Wasit Wetland Centre is made up of two long, intersecting buildings (to the sides as you enter are offices; straight ahead is the viewing gallery), which visitors encounter after descending a ramp. A third building, which runs perpendicular to the viewing gallery, contains the cafe and a multipurpose space. Because of the ramp and the topography of the site, the roof of these buildings is at ground level, so it is unobtrusive to the birds, and the floor is below ground level, meaning the birds don't see the flow of human movement through the buildings.

Added to this, the glass walls are tilted fractionally towards the ground. This is important, since birds often fly into glass buildings, mistaking the reflection of the sky for the sky itself. The six bird hides around the lake are made from wood and recycled plastic. Everything has been done with the birds in mind. “The architecture acts as one of the environmental elements,” says Esmaeil. “The birds are so comfortable, one of them was hatching last year 30 or 40 centimetres from the glass. Because of the dense vegetation around the site, the noise has been minimised, so it’s really quiet.”

This project is particularly special to Al Ali and Esmaeil, since they both grew up in Sharjah (Esmaeil just 500 metres from the site) and studied architecture at the American University of Sharjah. They have relished the opportunity to give something back to their community. "Sharjah has a long history of taking care of architecture," says Al Ali. "It started a long time ago with the Blue Souk and Al Mujarrah. We thought this could really present a beautiful perspective of what Islamic architecture could be, not in terms of its form, but in terms of its mission to society. "We have this philosophy: we are passing through this life and we should leave minimal impact while we are on this planet and try as much as possible to leave the things we are using for the next generation and not to destroy habitations."

We have this philosophy: we are passing through this life and we should leave minimal impact while we are on this planet and try as much as possible to leave the things we are using for the next generation and not to destroy habitations.

Were they surprised to win the award?
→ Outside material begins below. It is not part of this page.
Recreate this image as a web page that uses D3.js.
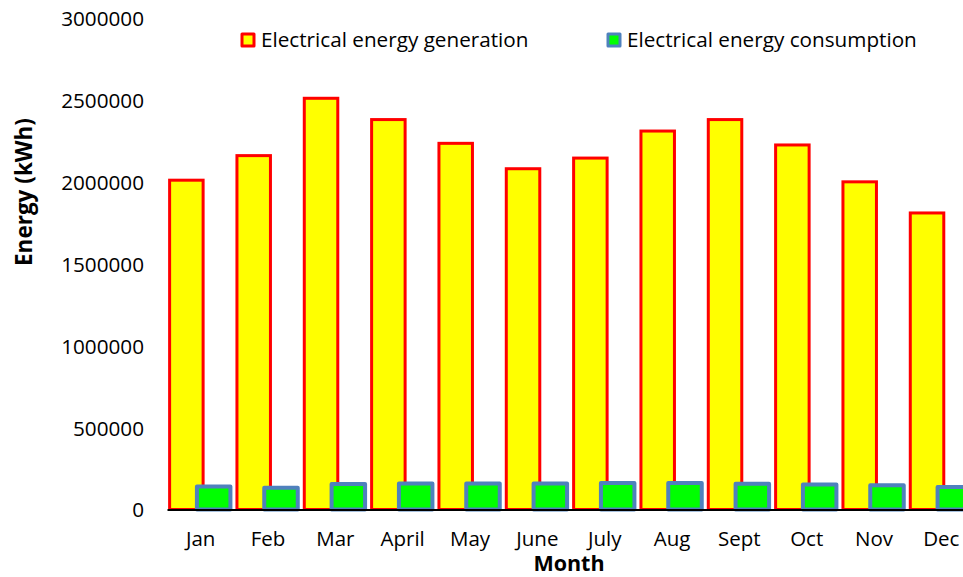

Al Ali breathes out. "From 380 nominees, you know …' he says, disbelievingly. "It was very unexpected," adds Esmaeil. "All of the projects had a good chance, they have enhanced lives and ecology, so that made it challenging. But it is a really great feeling, the team, everyone was happy." And no-one more so than the man who got the whole thing going back in 2005. Sheikh Dr Al Qasimi is apparently fond of turning up at the centre early in the mornings to watch the birds as the sun comes up. "It was his thought to give the people of Sharjah the chance to be environmentally educated," says Al Midfa.
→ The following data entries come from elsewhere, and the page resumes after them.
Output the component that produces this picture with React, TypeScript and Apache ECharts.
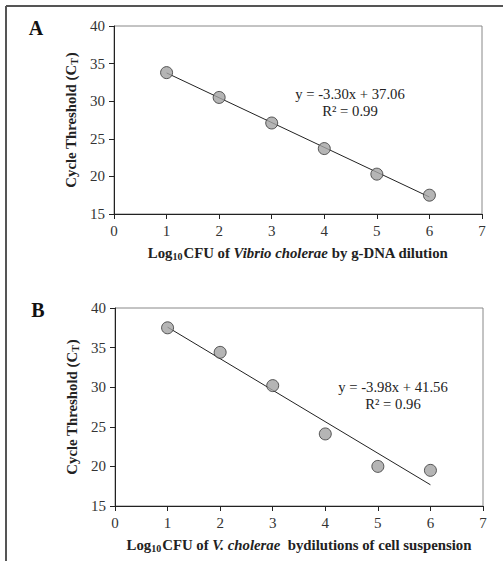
import React, { useEffect, useRef } from "react";
import * as echarts from "echarts";

// Panel A data
const xA = [1, 2, 3, 4, 5, 6];
const ctA = [33.8, 30.5, 27.1, 23.7, 20.3, 17.5];
const fitA = [[1, 33.76], [6, 17.26]];
const eqA = "y = -3.30x + 37.06";
const r2A = "R² = 0.99";

// Panel B data
const xB = [1, 2, 3, 4, 5, 6];
const ctB = [37.5, 34.4, 30.2, 24.1, 20.0, 19.5];
const fitB = [[1, 37.58], [6, 17.68]];
const eqB = "y = -3.98x + 41.56";
const r2B = "R² = 0.96";

const FONT = "Liberation Serif";

const richName = {
  b: { fontFamily: FONT, fontWeight: "bold", fontSize: 14.8, color: "#222" },
  i: { fontFamily: FONT, fontWeight: "bold", fontStyle: "italic", fontSize: 14.8, color: "#222" },
  sub: { fontFamily: FONT, fontWeight: "bold", fontSize: 10, color: "#222", verticalAlign: "bottom", padding: [7, 1, 0, 0] },
};

function xAxisCfg(gridIndex: number, name: string) {
  return {
    gridIndex,
    type: "value",
    min: 0,
    max: 7,
    interval: 1,
    name,
    nameLocation: "middle",
    nameGap: 30,
    nameTextStyle: { rich: richName },
    axisLine: { show: true, onZero: false, lineStyle: { color: "#222", width: 1 } },
    axisTick: { show: true, length: 5, lineStyle: { color: "#222" } },
    axisLabel: { fontFamily: FONT, fontSize: 15, color: "#333", margin: 9 },
    splitLine: { show: false },
  };
}

function yAxisCfg(gridIndex: number) {
  return {
    gridIndex,
    type: "value",
    min: 15,
    max: 40,
    interval: 5,
    name: "{b|Cycle Threshold (C}{sub|T}{b|)}",
    nameLocation: "middle",
    nameRotate: 90,
    nameGap: 34,
    nameTextStyle: { rich: richName },
    axisLine: { show: true, onZero: false, lineStyle: { color: "#222", width: 1 } },
    axisTick: { show: true, length: 5, lineStyle: { color: "#222" } },
    axisLabel: { fontFamily: FONT, fontSize: 15, color: "#333", margin: 9 },
    splitLine: { show: false },
  };
}

export default function App() {
  const ref = useRef<HTMLDivElement>(null);
  useEffect(() => {
    document.body.style.margin = "0";
    const chart = echarts.init(ref.current!, null, { renderer: "svg" });
    const pointStyle = { color: "#a3a3a3", borderColor: "#333", borderWidth: 1 };
    chart.setOption({
      animation: false,
      backgroundColor: "#fff",
      grid: [
        { left: 114, top: 26, width: 368, height: 188, show: true, borderColor: "#888", borderWidth: 1, backgroundColor: "transparent" },
        { left: 115, top: 308, width: 368, height: 198, show: true, borderColor: "#888", borderWidth: 1, backgroundColor: "transparent" },
      ],
      xAxis: [
        xAxisCfg(0, "{b|Log}{sub|10}{b|CFU of }{i|Vibrio cholerae}{b| by g-DNA dilution}"),
        xAxisCfg(1, "{b|Log}{sub|10}{b|CFU of }{i|V. cholerae}{b|  bydilutions of cell suspension}"),
      ],
      yAxis: [yAxisCfg(0), yAxisCfg(1)],
      series: [
        {
          type: "line", xAxisIndex: 0, yAxisIndex: 0, data: fitA, showSymbol: false,
          lineStyle: { color: "#222", width: 1 }, z: 2,
        },
        {
          type: "scatter", xAxisIndex: 0, yAxisIndex: 0, data: xA.map((x, i) => [x, ctA[i]]),
          symbolSize: 12, itemStyle: pointStyle, z: 3,
        },
        {
          type: "line", xAxisIndex: 1, yAxisIndex: 1, data: fitB, showSymbol: false,
          lineStyle: { color: "#222", width: 1 }, z: 2,
        },
        {
          type: "scatter", xAxisIndex: 1, yAxisIndex: 1, data: xB.map((x, i) => [x, ctB[i]]),
          symbolSize: 12, itemStyle: pointStyle, z: 3,
        },
      ],
      graphic: [
        { type: "line", shape: { x1: 6, y1: 6, x2: 503, y2: 6 }, style: { stroke: "#555", lineWidth: 2 } },
        { type: "line", shape: { x1: 6, y1: 6, x2: 6, y2: 561 }, style: { stroke: "#555", lineWidth: 2 } },
        { type: "text", x: 36, y: 28, style: { text: "A", font: `bold 20px ${FONT}`, fill: "#111", align: "center", verticalAlign: "middle" } },
        { type: "text", x: 38, y: 310, style: { text: "B", font: `bold 20px ${FONT}`, fill: "#111", align: "center", verticalAlign: "middle" } },
        { type: "text", x: 350, y: 94, style: { text: eqA, font: `14.7px ${FONT}`, fill: "#222", align: "center", verticalAlign: "middle" } },
        { type: "text", x: 350, y: 111, style: { text: r2A, font: `14.7px ${FONT}`, fill: "#222", align: "center", verticalAlign: "middle" } },
        { type: "text", x: 393, y: 387, style: { text: eqB, font: `14.7px ${FONT}`, fill: "#222", align: "center", verticalAlign: "middle" } },
        { type: "text", x: 393, y: 404, style: { text: r2B, font: `14.7px ${FONT}`, fill: "#222", align: "center", verticalAlign: "middle" } },
      ],
    });
    return () => chart.dispose();
  }, []);
  return <div ref={ref} style={{ width: 503, height: 561 }} />;
}
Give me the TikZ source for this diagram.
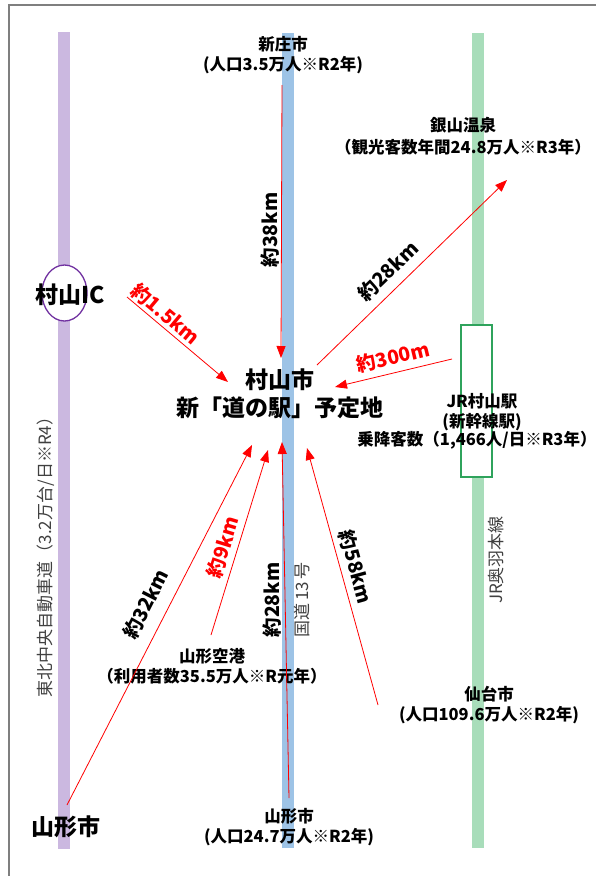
\documentclass[tikz,border=0pt]{standalone}
\usepackage{fontspec}
\setmainfont{Noto Sans CJK JP}
\usetikzlibrary{arrows.meta,shapes.geometric}
\definecolor{barpurple}{HTML}{CBB8E0}
\definecolor{barblue}{HTML}{9DC3E6}
\definecolor{bargreen}{HTML}{A8DDBA}
\definecolor{icpurple}{HTML}{7030A0}
\definecolor{jrgreen}{HTML}{2FA35C}
\definecolor{framegray}{HTML}{7F7F7F}
\tikzset{
  bar/.style={line width=12pt},
  arr/.style={draw=red, line width=0.8pt, -{Triangle[length=12pt,width=9pt,fill=red]}},
  lbl/.style={font=\bfseries\fontsize{16.5}{20}\selectfont, align=center, inner sep=0pt},
  big/.style={font=\bfseries\fontsize{23}{28}\selectfont, align=center, inner sep=0pt},
  dist/.style={font=\bfseries\fontsize{19.5}{22}\selectfont, inner sep=0pt},
  rdist/.style={dist, text=red},
  road/.style={font=\fontsize{17}{19}\selectfont, text=black!75, inner sep=0pt}
}
\begin{document}
\begin{tikzpicture}[x=1pt,y=-1pt]
\useasboundingbox (0,0) rectangle (596,876);
% frame
\draw[framegray, line width=1.5pt] (9,876) -- (9,5) -- (596,5);
% bars
\coordinate (pT) at (64,32); \coordinate (pB) at (64,849);
\coordinate (bT) at (287.5,33); \coordinate (bB) at (287.5,848);
\coordinate (gT) at (478,33); \coordinate (gB) at (478,848);
\draw[bar, barpurple] (pT) -- (pB);
\draw[bar, barblue] (bT) -- (bB);
\draw[bar, bargreen] (gT) -- (gB);
% IC circle and station box
\node[draw=icpurple, fill=white, line width=1.3pt, ellipse, minimum width=45pt, minimum height=56pt, inner sep=0pt] (icc) at (64.5,293) {};
\node[draw=jrgreen, fill=white, line width=2pt, minimum width=31pt, minimum height=152pt, inner sep=0pt] (jrbox) at (476.5,401) {};
% road labels
\node[road, rotate=90] (expw) at (46,553) {東北中央自動車道（3.2万台/日※R4）};
\node[road, rotate=90] (ouu) at (496,560) {JR奥羽本線};
\node[road, rotate=90] (r13) at (302,600) {国道\hspace{3pt}13\hspace{3pt}号};
% place labels
\node[lbl] (shinjo) at (283,55) {新庄市\\(人口3.5万人※R2年)};
\node[lbl] (ginzan) at (463,136) {銀山温泉\\[2pt]（観光客数年間24.8万人※R3年）};
\node[big] (ic) at (70,295) {村山IC};
\node[big] (site) at (280,394) {村山市\\新「道の駅」予定地};
\node[lbl] (jrst) at (482,412) {JR村山駅\\(新幹線駅)};
\node[lbl] (riders) at (477,440) {乗降客数（1,466人/日※R3年）};
\node[lbl] (airport) at (212,666) {山形空港\\（利用者数35.5万人※R元年）};
\node[lbl] (sendai) at (489,705) {仙台市\\(人口109.6万人※R2年)};
\node[lbl] (yamagata) at (289,827) {山形市\\(人口24.7万人※R2年)};
\node[big] (ycity) at (66,827) {山形市};
% arrow end points
\coordinate (s38) at (282,85);   \coordinate (e38) at (281,358);
\coordinate (s28g) at (317,365); \coordinate (e28g) at (507,180);
\coordinate (s15) at (127,297);  \coordinate (e15) at (228,382);
\coordinate (s300) at (452,359); \coordinate (e300) at (335,387);
\coordinate (s32) at (67,805);   \coordinate (e32) at (252,445);
\coordinate (s9) at (211,635);   \coordinate (e9) at (268,450);
\coordinate (s28y) at (289,798); \coordinate (e28y) at (282,442);
\coordinate (s58) at (378,705);  \coordinate (e58) at (307,448);
\draw[arr] (s38) -- (e38);
\draw[arr] (s28g) -- (e28g);
\draw[arr] (s15) -- (e15);
\draw[arr] (s300) -- (e300);
\draw[arr] (s32) -- (e32);
\draw[arr] (s9) -- (e9);
\draw[arr] (s28y) -- (e28y);
\draw[arr] (s58) -- (e58);
% distance labels
\node[dist, rotate=90] (d38) at (270,230) {約38km};
\node[dist, rotate=44] (d28g) at (388,271) {約28km};
\node[rdist, rotate=-40] (d15) at (166,314) {約1.5km};
\node[rdist, rotate=13.5] (d300) at (393,357) {約300m};
\node[dist, rotate=63] (d32) at (146,604) {約32km};
\node[rdist, rotate=73] (d9) at (223,547) {約9km};
\node[dist, rotate=90] (d28y) at (272,600) {約28km};
\node[dist, rotate=-74.6] (d58) at (356,567) {約58km};
\end{tikzpicture}
\end{document}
The nature of winning an award is such that it can seem like the culmination of a journey. You make something and it’s then recognised by the right people, who give you a slap on the back. That’s that. But with architecture, things are slightly different. Buildings continue to evolve in a way that, say, a novel or a painting, does not. The six buildings that won an Aga Khan Award for Architecture, including a school in Bangladesh, a museum in Palestine and a university in Senegal, are living, breathing spaces. They will continue to change, not only physically, but in the way they function, too.
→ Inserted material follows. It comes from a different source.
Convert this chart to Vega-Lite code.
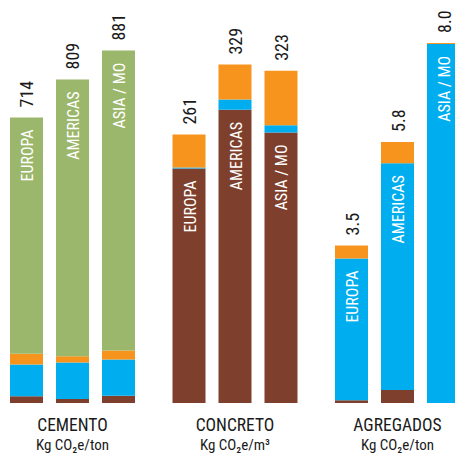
{
  "$schema": "https://vega.github.io/schema/vega-lite/v6.json",
  "width": 455,
  "height": 360,
  "autosize": "none",
  "padding": {"left": 0, "top": 43, "right": 0, "bottom": 50},
  "background": "white",
  "config": {
    "view": {"stroke": null},
    "font": "Roboto Condensed, DejaVu Sans Condensed, Noto Sans Condensed, Open Sans Condensed, Roboto, sans-serif",
    "text": {"font": "Roboto Condensed, DejaVu Sans Condensed, Noto Sans Condensed, Open Sans Condensed, Roboto, sans-serif"},
    "axis": {"labelFont": "Roboto Condensed, DejaVu Sans Condensed, Noto Sans Condensed, Open Sans Condensed, Roboto, sans-serif"}
  },
  "data": {
    "values": [
      {"group": "CEMENTO", "region": "EUROPA", "seg": "A", "value": 17},
      {"group": "CEMENTO", "region": "EUROPA", "seg": "B", "value": 79},
      {"group": "CEMENTO", "region": "EUROPA", "seg": "C", "value": 27},
      {"group": "CEMENTO", "region": "EUROPA", "seg": "D", "value": 591},
      {"group": "CEMENTO", "region": "AMERICAS", "seg": "A", "value": 10},
      {"group": "CEMENTO", "region": "AMERICAS", "seg": "B", "value": 91},
      {"group": "CEMENTO", "region": "AMERICAS", "seg": "C", "value": 16},
      {"group": "CEMENTO", "region": "AMERICAS", "seg": "D", "value": 692},
      {"group": "CEMENTO", "region": "ASIA / MO", "seg": "A", "value": 18},
      {"group": "CEMENTO", "region": "ASIA / MO", "seg": "B", "value": 91},
      {"group": "CEMENTO", "region": "ASIA / MO", "seg": "C", "value": 22},
      {"group": "CEMENTO", "region": "ASIA / MO", "seg": "D", "value": 750},
      {"group": "CONCRETO", "region": "EUROPA", "seg": "A", "value": 228},
      {"group": "CONCRETO", "region": "EUROPA", "seg": "B", "value": 1},
      {"group": "CONCRETO", "region": "EUROPA", "seg": "C", "value": 32},
      {"group": "CONCRETO", "region": "AMERICAS", "seg": "A", "value": 285},
      {"group": "CONCRETO", "region": "AMERICAS", "seg": "B", "value": 10},
      {"group": "CONCRETO", "region": "AMERICAS", "seg": "C", "value": 34},
      {"group": "CONCRETO", "region": "ASIA / MO", "seg": "A", "value": 263},
      {"group": "CONCRETO", "region": "ASIA / MO", "seg": "B", "value": 7},
      {"group": "CONCRETO", "region": "ASIA / MO", "seg": "C", "value": 53},
      {"group": "AGREGADOS", "region": "EUROPA", "seg": "A", "value": 0.06},
      {"group": "AGREGADOS", "region": "EUROPA", "seg": "B", "value": 3.15},
      {"group": "AGREGADOS", "region": "EUROPA", "seg": "C", "value": 0.29},
      {"group": "AGREGADOS", "region": "AMERICAS", "seg": "A", "value": 0.29},
      {"group": "AGREGADOS", "region": "AMERICAS", "seg": "B", "value": 5.04},
      {"group": "AGREGADOS", "region": "AMERICAS", "seg": "C", "value": 0.47},
      {"group": "AGREGADOS", "region": "ASIA / MO", "seg": "B", "value": 7.98},
      {"group": "AGREGADOS", "region": "ASIA / MO", "seg": "C", "value": 0.02}
    ]
  },
  "layer": [
    {
      "transform": [
        {"filter": "datum.group === 'CEMENTO'"},
        {"stack": "value", "groupby": ["region"], "sort": [{"field": "seg", "order": "ascending"}], "as": ["v0", "v1"]}
      ],
      "encoding": {
        "x": {
          "field": "group", "type": "nominal",
          "scale": {"domain": ["CEMENTO", "CONCRETO", "AGREGADOS"], "range": [10, 460], "paddingInner": 0.2308, "paddingOuter": 0},
          "axis": {"orient": "bottom", "domain": false, "ticks": false, "labelPadding": 13.5, "labelFontSize": 17.5, "labelColor": "#1a1a1a", "labelAngle": 0, "title": null, "labelOverlap": false}
        },
        "xOffset": {
          "field": "region", "type": "nominal",
          "scale": {"domain": ["EUROPA", "AMERICAS", "ASIA / MO"], "paddingInner": 0.2826, "paddingOuter": 0}
        }
      },
      "layer": [
        {
          "mark": {"type": "bar"},
          "encoding": {
            "y": {"field": "v0", "type": "quantitative", "scale": {"domain": [0, 885]}, "axis": null},
            "y2": {"field": "v1"},
            "color": {"field": "seg", "type": "nominal", "scale": {"domain": ["A", "B", "C", "D"], "range": ["#7e3f2c", "#00aeef", "#f7941d", "#9bb76b"]}, "legend": null}
          }
        },
        {
          "transform": [{"aggregate": [{"op": "max", "field": "v1", "as": "tot"}], "groupby": ["group", "region"]}],
          "mark": {"type": "text", "angle": 270, "align": "left", "baseline": "middle", "dx": 10, "dy": 2, "fontSize": 18, "color": "#1a1a1a"},
          "encoding": {
            "y": {"field": "tot", "type": "quantitative", "axis": null},
            "text": {"field": "tot", "type": "quantitative", "format": ".0f"}
          }
        },
        {
          "transform": [{"joinaggregate": [{"op": "max", "field": "value", "as": "mx"}], "groupby": ["region"]}, {"filter": "datum.value === datum.mx"}],
          "mark": {"type": "text", "angle": 270, "align": "right", "baseline": "middle", "dx": -12, "dy": 1.5, "fontSize": 16, "color": "white"},
          "encoding": {
            "y": {"field": "v1", "type": "quantitative", "axis": null},
            "text": {"field": "region", "type": "nominal"}
          }
        }
      ]
    },
    {
      "transform": [
        {"filter": "datum.group === 'CONCRETO'"},
        {"stack": "value", "groupby": ["region"], "sort": [{"field": "seg", "order": "ascending"}], "as": ["v0", "v1"]}
      ],
      "encoding": {
        "x": {
          "field": "group", "type": "nominal",
          "scale": {"domain": ["CEMENTO", "CONCRETO", "AGREGADOS"], "range": [10, 460], "paddingInner": 0.2308, "paddingOuter": 0},
          "axis": {"orient": "bottom", "domain": false, "ticks": false, "labelPadding": 34.5, "labelFontSize": 15, "labelColor": "#1a1a1a", "labelAngle": 0, "title": null, "labelOverlap": false,
                   "labelExpr": "datum.value === 'CONCRETO' ? 'Kg CO₂e/m³' : 'Kg CO₂e/ton'"}
        },
        "xOffset": {
          "field": "region", "type": "nominal",
          "scale": {"domain": ["EUROPA", "AMERICAS", "ASIA / MO"], "paddingInner": 0.2826, "paddingOuter": 0}
        }
      },
      "layer": [
        {
          "mark": {"type": "bar"},
          "encoding": {
            "y": {"field": "v0", "type": "quantitative", "scale": {"domain": [0, 349.4]}, "axis": null},
            "y2": {"field": "v1"},
            "color": {"field": "seg", "type": "nominal", "scale": {"domain": ["A", "B", "C", "D"], "range": ["#7e3f2c", "#00aeef", "#f7941d", "#9bb76b"]}, "legend": null}
          }
        },
        {
          "transform": [{"aggregate": [{"op": "max", "field": "v1", "as": "tot"}], "groupby": ["group", "region"]}],
          "mark": {"type": "text", "angle": 270, "align": "left", "baseline": "middle", "dx": 10, "dy": 2, "fontSize": 18, "color": "#1a1a1a"},
          "encoding": {
            "y": {"field": "tot", "type": "quantitative", "axis": null},
            "text": {"field": "tot", "type": "quantitative", "format": ".0f"}
          }
        },
        {
          "transform": [{"joinaggregate": [{"op": "max", "field": "value", "as": "mx"}], "groupby": ["region"]}, {"filter": "datum.value === datum.mx"}],
          "mark": {"type": "text", "angle": 270, "align": "right", "baseline": "middle", "dx": -12, "dy": 1.5, "fontSize": 16, "color": "white"},
          "encoding": {
            "y": {"field": "v1", "type": "quantitative", "axis": null},
            "text": {"field": "region", "type": "nominal"}
          }
        }
      ]
    },
    {
      "transform": [
        {"filter": "datum.group === 'AGREGADOS'"},
        {"stack": "value", "groupby": ["region"], "sort": [{"field": "seg", "order": "ascending"}], "as": ["v0", "v1"]}
      ],
      "encoding": {
        "x": {
          "field": "group", "type": "nominal",
          "scale": {"domain": ["CEMENTO", "CONCRETO", "AGREGADOS"], "range": [10, 460], "paddingInner": 0.2308, "paddingOuter": 0},
          "axis": null
        },
        "xOffset": {
          "field": "region", "type": "nominal",
          "scale": {"domain": ["EUROPA", "AMERICAS", "ASIA / MO"], "paddingInner": 0.2826, "paddingOuter": 0}
        }
      },
      "layer": [
        {
          "mark": {"type": "bar"},
          "encoding": {
            "y": {"field": "v0", "type": "quantitative", "scale": {"domain": [0, 8.0]}, "axis": null},
            "y2": {"field": "v1"},
            "color": {"field": "seg", "type": "nominal", "scale": {"domain": ["A", "B", "C", "D"], "range": ["#7e3f2c", "#00aeef", "#f7941d", "#9bb76b"]}, "legend": null}
          }
        },
        {
          "transform": [{"aggregate": [{"op": "max", "field": "v1", "as": "tot"}], "groupby": ["group", "region"]}],
          "mark": {"type": "text", "angle": 270, "align": "left", "baseline": "middle", "dx": 10, "dy": 2, "fontSize": 18, "color": "#1a1a1a"},
          "encoding": {
            "y": {"field": "tot", "type": "quantitative", "axis": null},
            "text": {"field": "tot", "type": "quantitative", "format": ".1f"}
          }
        },
        {
          "transform": [{"joinaggregate": [{"op": "max", "field": "value", "as": "mx"}], "groupby": ["region"]}, {"filter": "datum.value === datum.mx"}],
          "mark": {"type": "text", "angle": 270, "align": "right", "baseline": "middle", "dx": -12, "dy": 1.5, "fontSize": 16, "color": "white"},
          "encoding": {
            "y": {"field": "v1", "type": "quantitative", "axis": null},
            "text": {"field": "region", "type": "nominal"}
          }
        }
      ]
    }
  ],
  "resolve": {"scale": {"y": "independent", "color": "shared"}, "axis": {"x": "independent"}}
}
So while there was an air of finality at the conclusion of the ceremony in Kazan – see you all in three years' time – the journey of these buildings is only really getting started. Who knows how the Wasit Wetland Centre will look five or 10 years from now or how the birds will respond to it? Equally, the impact on the lives of the people, especially the many children, who visit will have consequences we can't possibly predict. This is what makes it such an exciting project.

“I’m dying to get back,” says Al Midfa. “I can do more, this award ceremony has given me so many ideas … Nothing is enough until you reach your goal. But the main thing is how you are getting there, the way we are sending our message to the people, especially the children. They don’t know what is facing these birds, so we take them out to do experiments, so these things can remain in their minds.

[Sheikh Dr Al Qasimi] has a very big vision to take Sharjah to higher levels of understanding about the environment, so it's our role now to complete his vision."